Goosebay Lumber and Sawmill in Chichester NH is another possibility.

A closer option for you is Keiver-Willard in Newburyport; they're like Downes & Reader, and they can probably suggest other places if they don't have what you want.

Some places can do the milling for you, and possibly rip one edge (cut it straight) for you, but the final sanding & finishing would need to be done elsewhere. If they can't do the milling, then they probably have someplace they can recommend.

Last but not least, think about how you'll get it to your house; at the size you're looking for, whether you can/want to pick it up yourself will depend on your vehicle and the slab thickness. A 4" slab at those dimensions may too heavy for the top of an SUV.
posted by orange (sherbet) rabbit at 4:47 PM on December 6, 2013


Join the forum at Lumberjocks. One answer I've seen there is to check Woodfinder.

A good way to flatten and smooth extremely wide boards (much easier in pine than in hardwood) is with a jack or jointer plane before going over it with a smoother.
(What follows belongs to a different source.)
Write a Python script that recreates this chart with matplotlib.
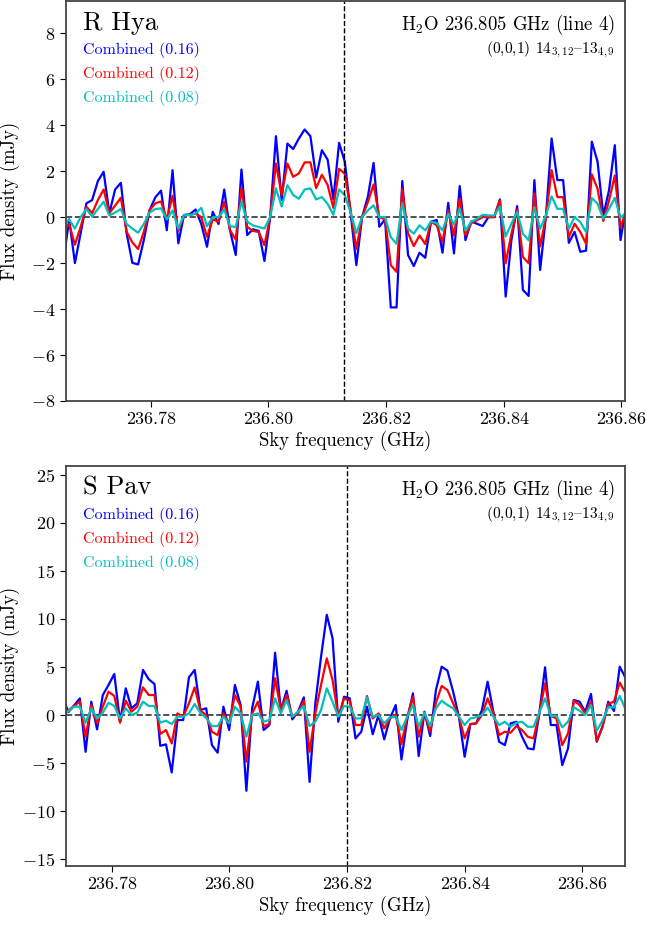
import numpy as np
import matplotlib
matplotlib.use('Agg')
from matplotlib import pyplot as plt

plt.rcParams['font.family'] = ['cmr10', 'DejaVu Serif']
plt.rcParams['mathtext.fontset'] = 'cm'
plt.rcParams['axes.formatter.use_mathtext'] = True
plt.rcParams['font.size'] = 13

# channel grid (GHz)
chan_width = 0.0009766
rhya_f0 = 236.76514
spav_f0 = 236.77163
rhya_line = 236.81284
spav_line = 236.82

labels = ['Combined (0.16)', 'Combined (0.12)', 'Combined (0.08)']
colors = ['b', 'r', 'c']

rhya_016 = [-1.9, -0.1, -2.0, -0.7, 0.6, 0.74, 1.57, 1.97, 0.17, 1.2,
            1.49, -0.7, -1.99, -2.06, -1.0, 0.3, 0.86, 1.15, -0.57, 2.04,
            -1.14, 0.09, 0.12, 0.33, -0.3, -1.29, 0.23, -0.3, 1.2, -0.57,
            -1.65, 2.07, -0.78, -0.53, -0.6, -1.91, 0.0, 3.52, 0.74, 3.2,
            2.96, 3.42, 3.81, 3.52, 1.72, 2.91, 2.5, 0.77, 3.23, 2.4,
            0.2, -2.09, 0.0, 0.88, 2.36, -0.42, -0.1, -3.93, -3.93, 1.57,
            -1.65, -2.13, -1.55, -1.77, -0.2, -0.13, -1.55, 0.62, -1.58, 1.35,
            -1.0, -0.19, -0.29, -0.39, 0.0, 0.0, 0.77, -3.46, -1.0, 0.48,
            -3.17, -3.43, 1.61, -2.3, 0.0, 3.42, 1.61, 1.61, -1.12, -0.64,
            -1.51, -1.46, 3.28, 2.41, 0.07, 1.17, 3.13, -1.0, 0.5]
rhya_012 = [-0.6, -0.3, -1.2, -0.42, 0.45, 0.17, 0.74, 1.2, 0.17, 0.5,
            0.84, -0.64, -1.1, -1.39, -0.64, 0.3, 0.6, 0.68, -0.1, 0.93,
            -0.6, 0.09, 0.09, 0.15, 0.0, -0.86, -0.1, -0.2, 0.67, -0.57,
            -0.97, 1.25, -0.43, -0.6, -0.65, -1.22, 0.0, 2.33, 0.96, 2.33,
            1.75, 1.9, 2.38, 2.38, 1.26, 1.84, 1.4, 0.4, 2.1, 1.88,
            0.3, -1.4, 0.0, 0.65, 1.42, 0.0, -0.1, -2.09, -2.38, 1.22,
            -0.7, -1.26, -0.8, -1.17, -0.2, -0.36, -1.09, 0.29, -0.8, 0.8,
            -0.8, -0.26, -0.14, 0.0, 0.0, 0.0, 0.73, -2.01, -0.72, 0.33,
            -1.74, -2.01, 1.03, -1.28, 0.0, 2.04, 0.87, 0.87, -0.87, -0.29,
            -0.65, -1.16, 1.86, 1.23, -0.17, 0.72, 1.81, -0.46, 0.3]
rhya_008 = [-0.3, -0.11, -0.5, 0.0, 0.35, 0.02, 0.35, 0.67, 0.07, 0.2,
            0.35, -0.3, -0.5, -0.68, -0.3, 0.2, 0.35, 0.38, -0.1, 0.29,
            -0.5, 0.09, 0.09, 0.15, 0.4, -0.4, 0.0, 0.0, 0.33, -0.4,
            -0.43, 0.67, -0.2, -0.36, -0.43, -0.5, 0.0, 1.25, 0.46, 1.39,
            0.96, 0.8, 1.2, 1.25, 0.77, 0.87, 0.58, 0.1, 1.2, 0.95,
            0.2, -0.7, 0.0, 0.29, 0.51, 0.0, 0.0, -0.87, -1.16, 0.61,
            -0.5, -0.72, -0.36, -0.58, -0.2, -0.26, -0.58, 0.14, -0.32, 0.36,
            -0.58, -0.2, -0.07, 0.1, 0.07, 0.07, 0.46, -0.84, -0.29, 0.22,
            -0.72, -1.01, 0.43, -0.51, 0.07, 0.9, 0.36, 0.36, -0.51, 0.0,
            -0.22, -0.65, 0.83, 0.58, -0.07, 0.36, 0.84, -0.03, 0.2]

spav_016 = [1.93, 0.3, 1.0, 1.73, -3.82, 1.39, -1.49, 2.08, 3.13, 4.27,
            -0.7, 2.78, 0.7, 1.22, 4.69, 3.72, 3.23, -3.2, -3.05, -5.97,
            -0.52, -0.52, 3.93, 4.69, 0.52, 0.7, -3.13, -3.92, 0.87, -1.56,
            3.13, 1.04, -7.88, 0.7, 3.47, -1.56, -1.04, 6.49, 0.52, 2.53,
            -0.45, 0.35, 1.84, -6.95, 1.22, 6.07, 10.42, 7.99, -0.7, 1.91,
            1.73, -2.43, -1.74, 0.87, -2.0, 0.0, -2.53, -0.35, 1.04, -4.62,
            -0.52, 2.26, -4.27, 0.35, -2.19, 2.6, 5.03, 4.62, 2.43, -0.17,
            -4.34, -0.94, -0.87, 0.5, 3.47, 0.35, -2.78, -3.13, -0.87, -0.7,
            -2.26, -3.47, -3.57, 0.17, 4.97, -1.04, -1.04, -5.21, -3.47, 1.56,
            1.39, 0.35, 2.19, -2.78, -1.22, 1.39, 0.42, 5.03, 3.89]
spav_012 = [-0.2, 0.5, 0.9, 1.4, -2.26, 1.04, -0.87, 0.87, 2.43, 1.98,
            -0.8, 1.49, 0.35, 0.87, 2.88, 2.08, 2.08, -1.98, -1.56, -2.95,
            0.17, -0.17, 1.22, 2.88, 0.45, 0.0, -1.74, -2.08, 0.17, -0.87,
            2.08, 0.87, -4.86, 0.17, 1.39, -1.15, -0.94, 3.82, 0.52, 2.08,
            -0.17, 0.17, 1.49, -3.82, 0.17, 3.13, 5.9, 3.65, -0.17, 1.73,
            1.5, -1.04, -1.04, 1.98, -0.35, 0.17, -1.39, -0.35, 0.0, -3.02,
            -0.17, 1.91, -2.26, 0.24, -1.74, 1.28, 3.02, 2.6, 1.22, -0.17,
            -2.43, -0.94, -0.87, 0.0, 1.73, 0.17, -2.08, -1.74, -1.84, -1.15,
            -1.56, -2.26, -2.43, 0.17, 3.3, -0.1, -0.35, -3.13, -1.91, 1.49,
            1.04, 0.17, 1.39, -2.68, -1.22, 1.15, 1.39, 3.37, 2.3]
spav_008 = [0.0, 0.4, 0.87, 0.87, -0.8, 0.7, -0.35, 0.24, 1.28, 0.94,
            -0.35, 0.7, 0.0, 0.24, 1.39, 0.94, 0.94, -0.8, -0.59, -0.94,
            -0.17, -0.17, 0.17, 1.15, 0.2, -0.3, -1.15, -1.15, -0.17, -0.87,
            0.87, 0.17, -2.26, 0.0, 0.17, -0.7, -0.52, 1.73, 0.17, 1.56,
            -0.17, 0.35, 0.94, -1.15, -0.7, 0.52, 2.78, 1.39, -0.17, 0.94,
            0.87, -0.35, -0.35, 1.84, -0.17, 0.0, -0.87, -0.24, -0.17, -1.56,
            -0.17, 1.04, -1.22, 0.24, -1.15, 0.7, 1.49, 1.04, 0.7, -0.17,
            -1.04, -0.35, -0.24, 0.0, 0.77, -0.17, -1.04, -0.7, -1.22, -0.8,
            -0.7, -1.22, -1.22, 0.24, 1.73, -0.1, -0.1, -1.28, -0.7, 0.8,
            0.45, 0.0, 1.04, -1.63, -0.59, 0.8, 0.8, 1.98, 0.6]

panels = [
    ('R Hya', rhya_f0, rhya_line, [rhya_016, rhya_012, rhya_008],
     (236.76556, 236.86063), (-8, 9.4), [-8, -6, -4, -2, 0, 2, 4, 6, 8]),
    ('S Pav', spav_f0, spav_line, [spav_016, spav_012, spav_008],
     (236.77219, 236.86726), (-15.7, 25.9), [-15, -10, -5, 0, 5, 10, 15, 20, 25]),
]

fig = plt.figure(figsize=(6.46, 9.25), dpi=100)
boxes = [[0.102, 0.5665, 0.8655, 0.4324], [0.102, 0.0638, 0.8655, 0.4324]]

for box, (star, f0, fline, series, xlim, ylim, yticks) in zip(boxes, panels):
    ax = fig.add_axes(box)
    freq = f0 + chan_width * np.arange(len(series[0]))
    for vals, col in zip(series, colors):
        ax.plot(freq, vals, color=col, lw=1.6)
    ax.axhline(0, color='#333333', ls='--', lw=1.2, zorder=0)
    ax.axvline(fline, color='k', ls='--', lw=1.0)
    ax.set_xlim(xlim)
    ax.set_ylim(ylim)
    ax.set_yticks(yticks)
    ax.set_xticks([236.78, 236.80, 236.82, 236.84, 236.86])
    ax.set_xticklabels(['236.78', '236.80', '236.82', '236.84', '236.86'])
    ax.set_xlabel('Sky frequency (GHz)', fontsize=13.5, labelpad=3)
    ax.set_ylabel('Flux density (mJy)', fontsize=13.5)
    ax.yaxis.set_label_coords(-0.082, 0.5)
    for sp in ax.spines.values():
        sp.set_color('#444444')
        sp.set_linewidth(1.3)
    ax.tick_params(labelsize=13, direction='out', length=4)
    ax.text(0.03, 0.945, star, transform=ax.transAxes, fontsize=19,
            va='center', ha='left')
    for k, (lab, col) in enumerate(zip(labels, colors)):
        ax.text(0.03, 0.877 - 0.06 * k, lab, color=col, transform=ax.transAxes,
                fontsize=11.5, va='center', ha='left')
    ax.text(0.982, 0.94, r'H$_2$O 236.805 GHz (line 4)', transform=ax.transAxes,
            fontsize=13.5, va='center', ha='right')
    # '{' is the en dash slot in the cmr10 font
    ax.text(0.982, 0.877, r'(0,0,1) 14$_{3,12}${13$_{4,9}$', transform=ax.transAxes,
            fontsize=11.2, va='center', ha='right')

fig.savefig('out.png', dpi=100)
You'd also need sharpening stones and a bit of knowhow but it avoids the dust and noise of belt or disk sanders.
posted by bonobothegreat at 8:53 PM on December 6, 2013


I made my kitchen island with live edges from a spalted sycamore. The top is about the size you are planning, and is made from three boards with the outer ones bookended for a somewhat symmetric shape. The wood dried for about a year in my shed; it's dry here so no kiln-drying. The guy who cut the tree down at my neighbors charged me $100 to chainsaw the trunk into quarters and move it to my house, and a local lumberyard with a horizontal bandsaw cut it into boards. Some cracks developed as the wood dried that I filled with putty with a contrasting dye. I sprayed the table island with a flat lacquer but that didn't last on the top, so I sanded it off and used tung oil, and I reapply it a few times a year.
posted by Killick at 11:31 PM on December 6, 2013


If you leave the bark on how are you going to clean up liquid spills? Live edges look good but consider removing the bark.